→ Written task
Leave out the pictures and retype only the lines from the opening line to the line that holds "const fmt = v", both ends included.

→ Data
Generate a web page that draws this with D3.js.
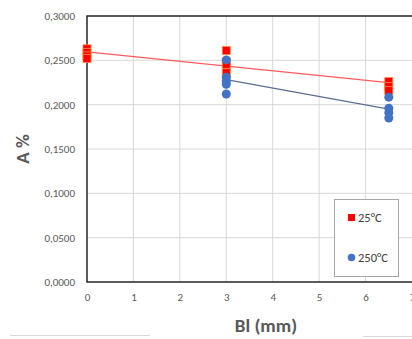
<html>
<head>
<script src="https://d3js.org/d3.v7.min.js"></script>
<style>
  body { margin: 0; background: #fff; }
  text { font-family: Calibri, Carlito, "Liberation Sans", Arial, sans-serif; }
  .tick text { fill: #595959; font-size: 11px; }
  .grid line { stroke: #d9d9d9; }
</style>
</head>
<body>
<svg width="412" height="339"></svg>
<script>
// 25°C measurements
const x25 = [0, 0, 0, 0, 3, 3, 3, 3, 6.5, 6.5, 6.5];
const y25 = [0.263, 0.259, 0.255, 0.252, 0.261, 0.248, 0.245, 0.236, 0.226, 0.2205, 0.216];
// 250°C measurements
const x250 = [3, 3, 3, 3, 3, 6.5, 6.5, 6.5, 6.5];
const y250 = [0.2505, 0.231, 0.227, 0.223, 0.212, 0.2085, 0.196, 0.191, 0.185];
// trend lines
const trend25 = [[0, 0.2596], [6.5, 0.2248]];
const trend250 = [[3, 0.2282], [6.5, 0.1950]];
const xTicks = [0, 1, 2, 3, 4, 5, 6, 7];
const yTicks = [0, 0.05, 0.1, 0.15, 0.2, 0.25, 0.3];

const svg = d3.select('svg');
const mLeft = 87, mRight = 412, mTop = 16, mBottom = 282;

const x = d3.scaleLinear().domain([0, 7]).range([mLeft, mRight]);
const y = d3.scaleLinear().domain([0, 0.3]).range([mBottom, mTop]);
const fmt = v => d3.format('.4f')(v).replace('.', ',');

// grid
const grid = svg.append('g').attr('class', 'grid');
grid.selectAll('line.h').data(yTicks.slice(1, -1)).join('line')
  .attr('class', 'h')
  .attr('x1', mLeft).attr('x2', mRight)
  .attr('y1', d => y(d)).attr('y2', d => y(d));
grid.selectAll('line.v').data(xTicks.slice(1, -1)).join('line')
  .attr('class', 'v')
  .attr('y1', mTop).attr('y2', mBottom)
  .attr('x1', d => x(d)).attr('x2', d => x(d));

// frame
svg.append('rect')
  .attr('x', mLeft).attr('y', mTop)
  .attr('width', mRight - mLeft + 2).attr('height', mBottom - mTop)
  .attr('fill', 'none').attr('stroke', '#262626').attr('stroke-width', 1.5);

// axes
svg.append('g')
  .attr('transform', `translate(${mLeft},0)`)
  .call(d3.axisLeft(y).tickValues(yTicks).tickFormat(fmt).tickSize(0).tickPadding(12))
  .call(g => g.select('.domain').remove());
svg.append('g')
  .attr('transform', `translate(0,${mBottom})`)
  .call(d3.axisBottom(x).tickValues(xTicks).tickFormat(d3.format('d')).tickSize(0).tickPadding(11))
  .call(g => g.select('.domain').remove());

// titles
svg.append('text')
  .attr('transform', `translate(29,${(mTop + mBottom) / 2}) rotate(-90)`)
  .attr('text-anchor', 'middle')
  .attr('font-size', 19).attr('font-weight', 'bold').attr('fill', '#595959')
  .text('A %');
svg.append('text')
  .attr('x', 266).attr('y', 332)
  .attr('text-anchor', 'middle')
  .attr('font-size', 19).attr('font-weight', 'bold').attr('fill', '#595959')
  .text('Bl (mm)');

// outer faint border bits
svg.append('line').attr('x1', 10).attr('x2', 150).attr('y1', 335.5).attr('y2', 335.5)
  .attr('stroke', '#d9d9d9');
svg.append('line').attr('x1', 363).attr('x2', 412).attr('y1', 336.5).attr('y2', 336.5)
  .attr('stroke', '#d9d9d9');

// trend lines
const line = d3.line().x(d => x(d[0])).y(d => y(d[1]));
svg.append('path').datum(trend25).attr('d', line)
  .attr('fill', 'none').attr('stroke', '#ff5b5b').attr('stroke-width', 1.2);
svg.append('path').datum(trend250).attr('d', line)
  .attr('fill', 'none').attr('stroke', '#5b6f94').attr('stroke-width', 1.2);

// points
const s = 8;
svg.append('g').selectAll('rect').data(d3.zip(x25, y25)).join('rect')
  .attr('x', d => x(d[0]) - s / 2).attr('y', d => y(d[1]) - s / 2)
  .attr('width', s).attr('height', s)
  .attr('fill', '#ff0000').attr('stroke', '#ff8a3d').attr('stroke-width', 0.8);
svg.append('g').selectAll('circle').data(d3.zip(x250, y250)).join('circle')
  .attr('cx', d => x(d[0])).attr('cy', d => y(d[1])).attr('r', 4.5)
  .attr('fill', '#4472c4');

// legend
const lg = svg.append('g');
lg.append('rect').attr('x', 334.5).attr('y', 199.5).attr('width', 64).attr('height', 77)
  .attr('fill', '#fff').attr('stroke', '#a6a6a6');
lg.append('rect').attr('x', 348).attr('y', 214).attr('width', 7).attr('height', 7).attr('fill', '#ff0000');
lg.append('text').attr('x', 358).attr('y', 222).attr('font-size', 12.5).attr('fill', '#404040').text('25°C');
lg.append('circle').attr('cx', 351.5).attr('cy', 257.5).attr('r', 3.8).attr('fill', '#4472c4');
lg.append('text').attr('x', 358).attr('y', 262).attr('font-size', 12.5).attr('fill', '#404040').text('250°C');
</script>
</body>
</html>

→ The solution
Generate a web page that draws this with D3.js.
<html>
<head>
<script src="https://d3js.org/d3.v7.min.js"></script>
<style>
  body { margin: 0; background: #fff; }
  text { font-family: Calibri, Carlito, "Liberation Sans", Arial, sans-serif; }
  .tick text { fill: #595959; font-size: 11px; }
  .grid line { stroke: #d9d9d9; }
</style>
</head>
<body>
<svg width="412" height="339"></svg>
<script>
// 25°C measurements
const x25 = [0, 0, 0, 0, 3, 3, 3, 3, 6.5, 6.5, 6.5];
const y25 = [0.263, 0.259, 0.255, 0.252, 0.261, 0.248, 0.245, 0.236, 0.226, 0.2205, 0.216];
// 250°C measurements
const x250 = [3, 3, 3, 3, 3, 6.5, 6.5, 6.5, 6.5];
const y250 = [0.2505, 0.231, 0.227, 0.223, 0.212, 0.2085, 0.196, 0.191, 0.185];
// trend lines
const trend25 = [[0, 0.2596], [6.5, 0.2248]];
const trend250 = [[3, 0.2282], [6.5, 0.1950]];
const xTicks = [0, 1, 2, 3, 4, 5, 6, 7];
const yTicks = [0, 0.05, 0.1, 0.15, 0.2, 0.25, 0.3];

const svg = d3.select('svg');
const mLeft = 87, mRight = 412, mTop = 16, mBottom = 282;

const x = d3.scaleLinear().domain([0, 7]).range([mLeft, mRight]);
const y = d3.scaleLinear().domain([0, 0.3]).range([mBottom, mTop]);
const fmt = v => d3.format('.4f')(v).replace('.', ',');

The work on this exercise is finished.